Over the next few decades, the amount of energy used by the building sector will increase dramatically (more than 62% by 2050), as will the amount of CO₂ emissions (more than 87% by 2050). With the use of commercially available energy-efficient building technologies, great strides can be achieved in reducing emissions and achieving energy-efficient buildings of the future. The International Council of Chemical Associations (ICCA), of which GPCA is an active member, has developed a Building Technology Roadmap, which analyses energy and GHG reductions that are possible from using chemically derived building products, such as: wall and roof insulation, plastic pipe and pipe insulation, air barriers and air sealing products, reflective roof coatings and pigments and windows. Each of these products prevents energy loss or the loss of cooled or heated air from inside the buildings either by reducing heat/cool flow transfer – through the roof, walls, and windows, or by reducing the infiltration of outside air.
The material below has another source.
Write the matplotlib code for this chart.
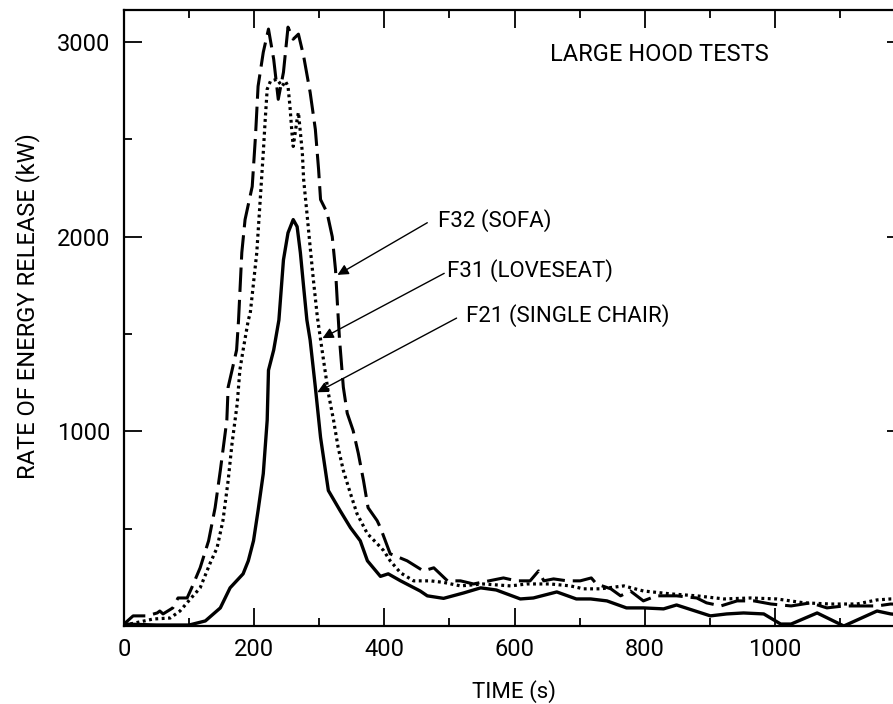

According to the ICCA roadmap, robust building standards, combined with ambitious renovation in building structure, would result in a 23% reduction in energy use by 2050. When improvements to the building envelope are combined with lower-carbon fuel scenarios, the 23% reduction from ambitious renovation would increase to a 73% reduction by 2050.
The increased use of chemically derived products will play a major role in minimising energy use and GHG emissions in the fast growing cities in the Arabian Gulf. Considering our warm summers, notably cooling energy is an important consideration. Cool roofing, which owes its reflective properties to chemically derived pigments and coatings, has the potential to make significant contributions to reductions in cooling energy in newly constructed buildings and the existing high rise towers dominating the cityscape in the Gulf.
Cooling acrylic polymer, for example, is specifically designed to withstand the extreme weather conditions native to this region. When applied to exterior roof surfaces, the coatings help reduce the amount of air conditioning required in hot weather conditions by reflecting solar heat rather than absorbing. Plastics also rival traditional materials for window glazing. For example, polycarbonate can be used as panes, allowing to balance the increasing demand for building designs that admit large amounts of light with concerns about energy costs.
Behind walls and under floors, the use of polystyrene foams can also provide significant energy efficiency. Structural insulated panels made with expanded polystyrene (EPS) can help building owners save costs on cooling bills, while the advent of plastic house wrap technology can reduce infiltration of hot air from outside into the average home by 10-50%.
The GCC chemical industry, and notably the world leading plastics producers from this region, are committed to playing a crucial role in the building needs of our fast growing societies. By partnering with national governments on building formulations codes and by developing new, innovative solutions in collaboration with developers, builders and architects, we will enhance the lives of the people in the Arabian Gulf and minimise the carbon footprint of our region.